Write every record out again exactly as given.

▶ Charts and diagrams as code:
--------------------------------
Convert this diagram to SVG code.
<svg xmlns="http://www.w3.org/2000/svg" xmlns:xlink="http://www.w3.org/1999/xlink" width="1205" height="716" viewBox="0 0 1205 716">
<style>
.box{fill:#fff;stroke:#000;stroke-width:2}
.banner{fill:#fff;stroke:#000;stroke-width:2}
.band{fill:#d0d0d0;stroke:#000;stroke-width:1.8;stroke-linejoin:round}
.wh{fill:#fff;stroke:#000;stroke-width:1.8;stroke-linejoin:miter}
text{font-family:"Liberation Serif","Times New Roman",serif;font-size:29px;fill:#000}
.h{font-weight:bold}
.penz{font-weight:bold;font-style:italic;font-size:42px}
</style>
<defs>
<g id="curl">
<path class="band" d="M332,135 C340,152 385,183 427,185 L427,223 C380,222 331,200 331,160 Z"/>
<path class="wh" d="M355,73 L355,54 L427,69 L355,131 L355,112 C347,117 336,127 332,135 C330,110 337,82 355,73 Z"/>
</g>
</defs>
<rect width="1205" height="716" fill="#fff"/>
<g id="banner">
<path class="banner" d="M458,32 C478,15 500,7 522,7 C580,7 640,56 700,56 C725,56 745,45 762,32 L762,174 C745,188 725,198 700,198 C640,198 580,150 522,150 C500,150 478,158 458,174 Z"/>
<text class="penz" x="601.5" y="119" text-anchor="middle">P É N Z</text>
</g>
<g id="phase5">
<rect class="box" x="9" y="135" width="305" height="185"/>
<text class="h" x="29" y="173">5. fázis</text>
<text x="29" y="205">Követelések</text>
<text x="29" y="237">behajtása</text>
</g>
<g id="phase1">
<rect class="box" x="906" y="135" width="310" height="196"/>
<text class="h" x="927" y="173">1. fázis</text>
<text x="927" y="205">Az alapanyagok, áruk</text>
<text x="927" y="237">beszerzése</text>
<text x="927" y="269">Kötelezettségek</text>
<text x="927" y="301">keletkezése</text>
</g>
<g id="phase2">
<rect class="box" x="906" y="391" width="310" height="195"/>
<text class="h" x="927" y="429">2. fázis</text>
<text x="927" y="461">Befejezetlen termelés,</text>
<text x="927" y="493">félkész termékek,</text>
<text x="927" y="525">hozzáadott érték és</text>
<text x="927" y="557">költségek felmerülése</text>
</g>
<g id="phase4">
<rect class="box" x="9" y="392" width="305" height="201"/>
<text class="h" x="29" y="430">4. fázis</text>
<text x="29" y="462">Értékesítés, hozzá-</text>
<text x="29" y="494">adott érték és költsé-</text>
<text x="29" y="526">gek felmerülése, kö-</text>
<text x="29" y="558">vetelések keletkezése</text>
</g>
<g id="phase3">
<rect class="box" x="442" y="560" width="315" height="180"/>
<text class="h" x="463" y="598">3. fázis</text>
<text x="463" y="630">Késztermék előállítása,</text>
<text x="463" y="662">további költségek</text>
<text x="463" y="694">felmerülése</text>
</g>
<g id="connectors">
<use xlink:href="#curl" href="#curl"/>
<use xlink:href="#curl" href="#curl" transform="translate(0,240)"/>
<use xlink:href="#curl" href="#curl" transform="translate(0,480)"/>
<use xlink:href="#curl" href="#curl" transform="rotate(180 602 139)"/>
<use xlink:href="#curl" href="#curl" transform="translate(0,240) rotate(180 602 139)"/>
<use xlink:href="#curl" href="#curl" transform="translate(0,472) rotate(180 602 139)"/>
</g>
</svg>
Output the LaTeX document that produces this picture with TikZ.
--------------------------------
▶ WRITTEN REPLY:
Convert this diagram to SVG code.
<svg xmlns="http://www.w3.org/2000/svg" xmlns:xlink="http://www.w3.org/1999/xlink" width="1205" height="716" viewBox="0 0 1205 716">
<style>
.box{fill:#fff;stroke:#000;stroke-width:2}
.banner{fill:#fff;stroke:#000;stroke-width:2}
.band{fill:#d0d0d0;stroke:#000;stroke-width:1.8;stroke-linejoin:round}
.wh{fill:#fff;stroke:#000;stroke-width:1.8;stroke-linejoin:miter}
text{font-family:"Liberation Serif","Times New Roman",serif;font-size:29px;fill:#000}
.h{font-weight:bold}
.penz{font-weight:bold;font-style:italic;font-size:42px}
</style>
<defs>
<g id="curl">
<path class="band" d="M332,135 C340,152 385,183 427,185 L427,223 C380,222 331,200 331,160 Z"/>
<path class="wh" d="M355,73 L355,54 L427,69 L355,131 L355,112 C347,117 336,127 332,135 C330,110 337,82 355,73 Z"/>
</g>
</defs>
<rect width="1205" height="716" fill="#fff"/>
<g id="banner">
<path class="banner" d="M458,32 C478,15 500,7 522,7 C580,7 640,56 700,56 C725,56 745,45 762,32 L762,174 C745,188 725,198 700,198 C640,198 580,150 522,150 C500,150 478,158 458,174 Z"/>
<text class="penz" x="601.5" y="119" text-anchor="middle">P É N Z</text>
</g>
<g id="phase5">
<rect class="box" x="9" y="135" width="305" height="185"/>
<text class="h" x="29" y="173">5. fázis</text>
<text x="29" y="205">Követelések</text>
<text x="29" y="237">behajtása</text>
</g>
<g id="phase1">
<rect class="box" x="906" y="135" width="310" height="196"/>
<text class="h" x="927" y="173">1. fázis</text>
<text x="927" y="205">Az alapanyagok, áruk</text>
<text x="927" y="237">beszerzése</text>
<text x="927" y="269">Kötelezettségek</text>
<text x="927" y="301">keletkezése</text>
</g>
<g id="phase2">
<rect class="box" x="906" y="391" width="310" height="195"/>
<text class="h" x="927" y="429">2. fázis</text>
<text x="927" y="461">Befejezetlen termelés,</text>
<text x="927" y="493">félkész termékek,</text>
<text x="927" y="525">hozzáadott érték és</text>
<text x="927" y="557">költségek felmerülése</text>
</g>
<g id="phase4">
<rect class="box" x="9" y="392" width="305" height="201"/>
<text class="h" x="29" y="430">4. fázis</text>
<text x="29" y="462">Értékesítés, hozzá-</text>
<text x="29" y="494">adott érték és költsé-</text>
<text x="29" y="526">gek felmerülése, kö-</text>
<text x="29" y="558">vetelések keletkezése</text>
</g>
<g id="phase3">
<rect class="box" x="442" y="560" width="315" height="180"/>
<text class="h" x="463" y="598">3. fázis</text>
<text x="463" y="630">Késztermék előállítása,</text>
<text x="463" y="662">további költségek</text>
<text x="463" y="694">felmerülése</text>
</g>
<g id="connectors">
<use xlink:href="#curl" href="#curl"/>
<use xlink:href="#curl" href="#curl" transform="translate(0,240)"/>
<use xlink:href="#curl" href="#curl" transform="translate(0,480)"/>
<use xlink:href="#curl" href="#curl" transform="rotate(180 602 139)"/>
<use xlink:href="#curl" href="#curl" transform="translate(0,240) rotate(180 602 139)"/>
<use xlink:href="#curl" href="#curl" transform="translate(0,472) rotate(180 602 139)"/>
</g>
</svg>
Output the LaTeX document that produces this picture with TikZ.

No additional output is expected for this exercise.